The Buffalo contingent did not give up, returning a third time with the additional presence of John Knight, president of the New York Senate; Joseph McGinnis, speaker of the Assembly; and George M. Wiley, of the State Education Department.

According to Rockwell’s account, just when the parties seemed to again reach an impasse, McGinnis and Smith broke for a private, whispered conference lasting several minutes. What they discussed has never been revealed. It must have been convincing, however, because the governor immediately proposed giving 90 acres of hospital land, as well as the Normal School Building, the principal’s residence, and the land on which they stood, to the City of Buffalo in return for the acreage fronting Elmwood Avenue for the college, along with $1.5 million toward construction costs.

They broke ground on November 7, 1928. Edward H. Butler Jr. laid the cornerstone of Rockwell Hall on October 9, 1929, using the same trowel his father had used in laying the cornerstone of the second Buffalo Normal School on Jersey Street exactly 16 years earlier.

Original campus buildings, clockwise from foreground: Administration (Rockwell), Vocational (Ketchum), Gymnasium (Savage), and School of Practice (Bacon).

Aerial view of the original buildings on the 1931 Elmwood Ave campus

Soon the campus’s four original buildings—now Rockwell Hall, Ketchum Hall, Bacon Hall, and Savage—were built, with plans designed by Sullivan Jones, state architect. When Jones resigned, newly appointed state architect William Haugaard completed the plans, which included a residence for Harry Rockwell, then the college president, in what is now Campus House, the college’s faculty, staff, and alumni dining club.

Students and faculty moved to the Elmwood campus in 1931. The iconic Rockwell Hall was originally called the Administration Building. Modeled on Philadelphia’s Independence Hall, the colonial-style structure, replete with six massive columns and a lofty bell tower, was renamed Rockwell Hall in 1961 after the former president. According to These Were Builders, by longtime college archivist Sister Martin Joseph Jones, Rockwell’s influence on the college was immense.

“When Dr. Rockwell came to the old Buffalo Normal School as principal in 1919, it was centered in one building, had 250 students, and 45 faculty members,” Jones wrote. “When he retired in 1951, the college had the largest enrollment of any of the units of the State University system.”

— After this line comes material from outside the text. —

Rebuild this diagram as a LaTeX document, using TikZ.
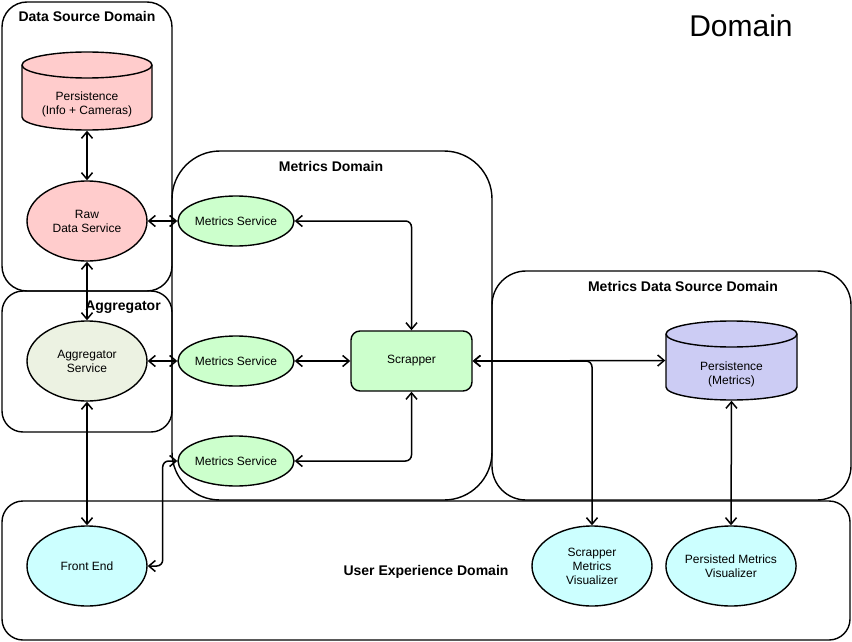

Savage Theater and Communication Building, now home to communication classes and theater productions, was the college Gymnasium. Bacon Hall, later named for Gertrude Bacon, was initially the School of Practice, and Ketchum Hall, renamed in 1962 for Jesse Ketchum, benefactor of the land on which the original Normal School stood, served as the Vocational Arts building.

The state mental health facility that helped Buffalo State expand to the campus it is today moved to a new facility in the 1970s. Meanwhile, the Richardson Olmsted campus was abandoned, although it was placed on the National Register of Historic Places in 1973. In 1986, it was named a National Historic Landmark, the highest distinction that can be given to a property.

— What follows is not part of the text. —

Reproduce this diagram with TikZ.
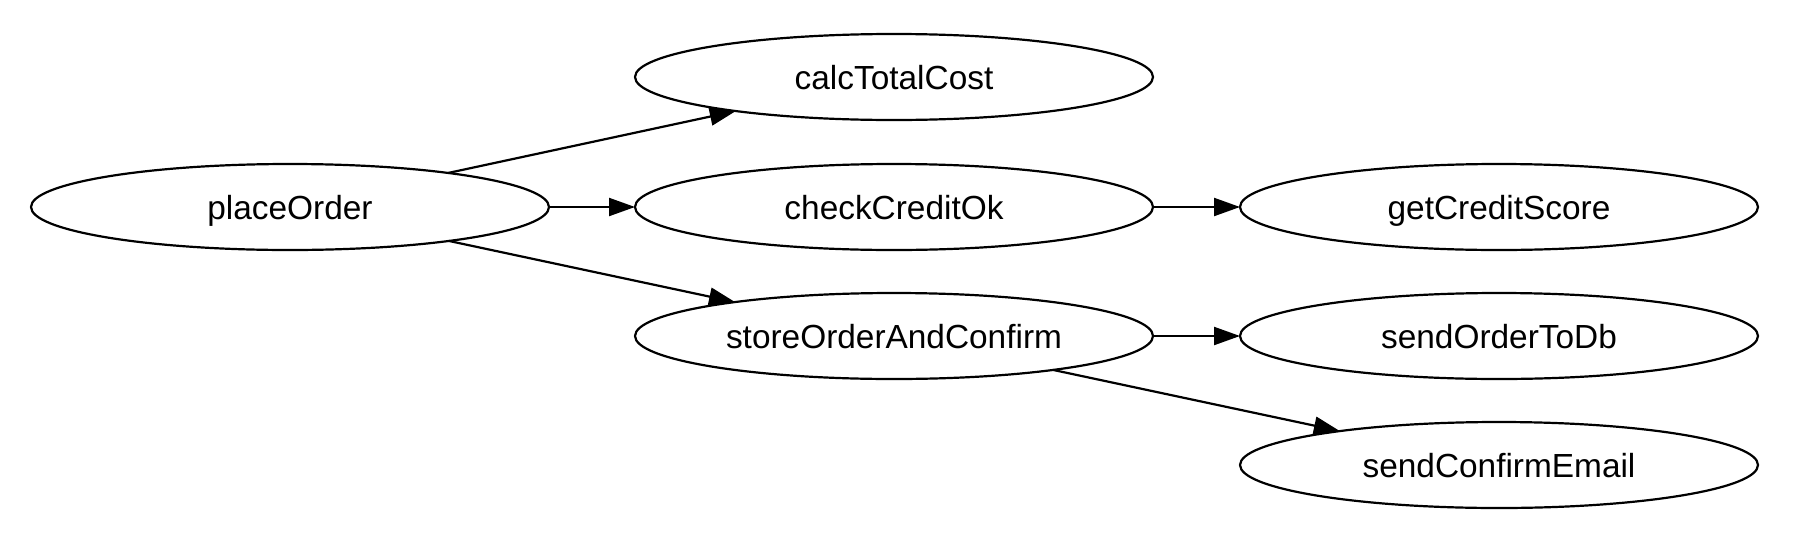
\documentclass[tikz,border=0pt]{standalone}
\usepackage{fontspec}
\setmainfont{Liberation Sans}
\usetikzlibrary{shapes.geometric,arrows.meta}
\begin{document}
\begin{tikzpicture}[x=0.5pt,y=-0.5pt,
  fn/.style={ellipse,draw,line width=1.1pt,minimum width=259pt,minimum height=43pt,inner sep=0pt,outer sep=0pt,text height=12.2pt,text depth=0pt,font=\fontsize{16.7pt}{20pt}\selectfont},
  edge/.style={line width=1.1pt,-{Triangle[length=13pt,width=9pt]}}]
\useasboundingbox (0,0) rectangle (1820,536);
\node[fn] (po)  at (290,207) {placeOrder};
\node[fn] (ctc) at (894,77)  {calcTotalCost};
\node[fn] (cco) at (894,207) {checkCreditOk};
\node[fn] (soc) at (894,336) {storeOrderAndConfirm};
\node[fn] (gcs) at (1499,207) {getCreditScore};
\node[fn] (sdb) at (1499,336) {sendOrderToDb};
\node[fn] (sce) at (1499,465) {sendConfirmEmail};
\draw[edge] (po) -- (ctc);
\draw[edge] (po) -- (cco);
\draw[edge] (po) -- (soc);
\draw[edge] (cco) -- (gcs);
\draw[edge] (soc) -- (sdb);
\draw[edge] (soc) -- (sce);
\end{tikzpicture}
\end{document}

In recent years, the Richardson Center Corporation brought the Richardson complex back to life with the opening of the Lipsey Architecture Center Buffalo and Hotel Henry. The hotel and conference center, which opened in 2017, included an adjacent restaurant, named 100 Acres as a nod to the site’s beginnings. The hotel and restaurant shuttered in April 2021, a casualty of the coronavirus pandemic.

Real estate developer Douglas Jemal is now working with the Richardson Center Corporation to take over the hotel operation and redevelop seven other buildings on the Richardson campus for residential and commercial use.

And today’s Buffalo State campus boasts 50 buildings, including nine residence halls and apartments, and 125 acres of walkable campus. While agricultural crops can no longer be found there, the campus is home to the Maud Gordon Holmes Arboretum, filled with more than 200 species of trees and plants—not to mention thousands of students with blossoming minds, who return year after year to create new lives for themselves on the historic campus.